Tynes kicked a 34-yard field goal for a 10-3 lead and Tarell Brown blocked a 40-yard attempt by Tynes, which led to David Akers' miss wide left from 52 yards as the half expired.
Akers, who tied the NFL record with a 63-yard field goal in a Week 1 win at Green Bay, also hooked a 43-yarder wide right on San Francisco's first drive. He made a 42-yarder from the same right hash mark. The All-Pro kicker is 11 of 16 this season.
"It wasn't a great day for any of us," Harbaugh said.
Once the break was over, the Giants sent San Francisco spiraling down and out in a New York minute.
David Wilson returned the second-half kickoff 66 yards to set up Bradshaw's 1-yard TD run. That quieted the Candlestick crowd — except for the Giants fans that sprinkled the stands blue on a sun-splashed day along the bay.
The 49ers had not allowed a 100-yard rusher in the previous 22 home games. The last time was Tennessee's Chris Johnson, who ran for 135 yards on Nov. 8, 2009
On San Francisco's next two possessions, Rolle intercepted Smith's passes. The first came on an overthrown pass intended for former Giant Mario Manningham that Rolle returned 20 yards to the San Francisco 12. On the second, he stepped in front of a pass to Williams and ran 22 yards to the San Francisco 5.
"I could tell, at times, we had him a little rattled," Rolle said.
"It's tough to speak about any other facet," Smith said. "We made it tough on the defense."
The only downside for New York is it settled for field goals both times. Then again, not many points were needed.
The Giants sacked Smith six times and had him under constant pressure, made worse when left tackle Joe Staley left with a concussion in the third quarter. Smith finished 19 of 30 for 200 yards, and the 49ers were held to 80 yards rushing.
"The nice thing was the pounding away of the pencil on the defensive line," Giants coach Tom Coughlin said. "I think the defensive line finally decided they were going to come out and play today and they did."

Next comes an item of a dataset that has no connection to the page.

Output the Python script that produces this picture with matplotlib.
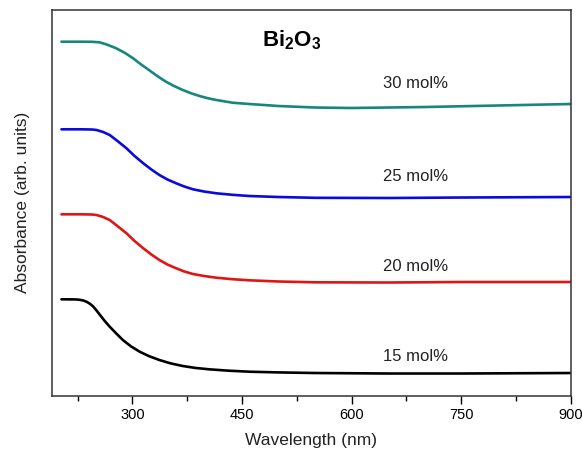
import matplotlib.pyplot as plt
from matplotlib.ticker import MultipleLocator

plt.rcParams['font.family'] = ['Liberation Sans', 'DejaVu Sans']
plt.rcParams['mathtext.fontset'] = 'custom'
plt.rcParams['mathtext.rm'] = 'Liberation Sans'
plt.rcParams['mathtext.bf'] = 'Liberation Sans:bold'

# data (absorbance in arbitrary units, curves offset)
wl_30 = [203, 230, 245, 255, 265, 278, 290, 301, 312, 324, 335, 346, 357, 369, 380, 392, 403,
         415, 437, 460, 500, 550, 600, 700, 800, 900]
abs_30 = [3.543, 3.543, 3.542, 3.537, 3.515, 3.477, 3.43, 3.377, 3.315, 3.253, 3.195, 3.143, 3.10,
          3.06, 3.028, 3.0, 2.978, 2.96, 2.933, 2.92, 2.90, 2.885, 2.88, 2.89, 2.905, 2.92]

wl_25 = [203, 230, 245, 251, 260, 269, 280, 292, 303, 315, 326, 337, 348, 360, 371, 383, 398,
         415, 437, 460, 500, 550, 650, 750, 900]
abs_25 = [2.667, 2.667, 2.665, 2.66, 2.64, 2.61, 2.548, 2.477, 2.40, 2.327, 2.265, 2.21, 2.165,
          2.127, 2.095, 2.067, 2.045, 2.027, 2.012, 2.0, 1.99, 1.982, 1.98, 1.985, 1.99]

wl_20 = [203, 230, 245, 251, 260, 269, 280, 292, 303, 315, 326, 337, 348, 360, 371, 383, 398,
         415, 437, 460, 500, 550, 650, 750, 900]
abs_20 = [1.817, 1.817, 1.815, 1.81, 1.79, 1.76, 1.697, 1.627, 1.55, 1.477, 1.415, 1.36, 1.315,
          1.277, 1.245, 1.22, 1.20, 1.183, 1.168, 1.157, 1.145, 1.137, 1.135, 1.14, 1.14]

wl_15 = [203, 222, 228, 233, 238, 242, 246, 250, 255, 262, 269, 278, 287, 298, 310, 323, 337,
         352, 369, 386, 405, 430, 460, 500, 550, 650, 750, 900]
abs_15 = [0.967, 0.966, 0.962, 0.955, 0.94, 0.922, 0.898, 0.864, 0.817, 0.752, 0.693, 0.625,
          0.56, 0.497, 0.443, 0.398, 0.36, 0.327, 0.30, 0.281, 0.267, 0.254, 0.243, 0.236, 0.23,
          0.225, 0.225, 0.23]

labels = ["30 mol%", "25 mol%", "20 mol%", "15 mol%"]
label_y = [3.13, 2.20, 1.30, 0.40]
colors = ["#17877d", "#0a0adc", "#e01515", "black"]

fig = plt.figure(figsize=(5.82, 4.53), dpi=100)
ax = fig.add_axes([0.0893, 0.1258, 0.8917, 0.8532])

for x, y, c in zip([wl_30, wl_25, wl_20, wl_15], [abs_30, abs_25, abs_20, abs_15], colors):
    ax.plot(x, y, color=c, lw=1.9, solid_capstyle='round', solid_joinstyle='round')

for lab, yy in zip(labels, label_y):
    ax.text(688, yy, lab, fontsize=12, ha='center', va='center', color='#222222')

ax.text(518, 3.555, r'Bi$_\mathbf{2}$O$_\mathbf{3}$', fontsize=16, fontweight='bold',
        ha='center', va='center')

ax.set_xlim(190, 900)
ax.set_ylim(0, 3.865)
ax.set_yticks([])
ax.xaxis.set_major_locator(MultipleLocator(150))
ax.xaxis.set_minor_locator(MultipleLocator(75))
ax.tick_params(axis='x', which='major', direction='out', length=5.5, width=1, labelsize=10.5, pad=3)
ax.tick_params(axis='x', which='minor', direction='out', length=3.5, width=1)
for s in ax.spines.values():
    s.set_linewidth(1.1)
    s.set_color('#333333')

ax.set_xlabel("Wavelength (nm)", fontsize=12.5, labelpad=8, color='#222222')
ax.set_ylabel("Absorbance (arb. units)", fontsize=12.5, labelpad=16, color='#222222')

fig.savefig("out.png", dpi=100)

The 49ers were coming off a 45-3 home romp against Buffalo, racking up a franchise-record 621 yards and becoming the first team in NFL history with 300 yards passing and 300 yards rushing in the same game. This time, they were smashed.
"Coaches always let us know that we're not the kings of the NFL, the Giants are," 49ers cornerback Carlos Rogers said. "They won a title last year and they're still that team to beat until somebody wins the Super Bowl."
NOTES: San Francisco's 16-6 loss at the Baltimore Ravens last Thanksgiving night had been the most lopsided defeat the last two seasons. ... It was the seventh time in Smith's career the 2005 No. 1 overall pick threw three interceptions and first since a 27-13 loss at Philadelphia on Dec. 20, 2009. ... 49ers RB Brandon Jacobs, who was inactive again, was in the Giants locker room handing out hugs and handshakes after the game to his former teammates.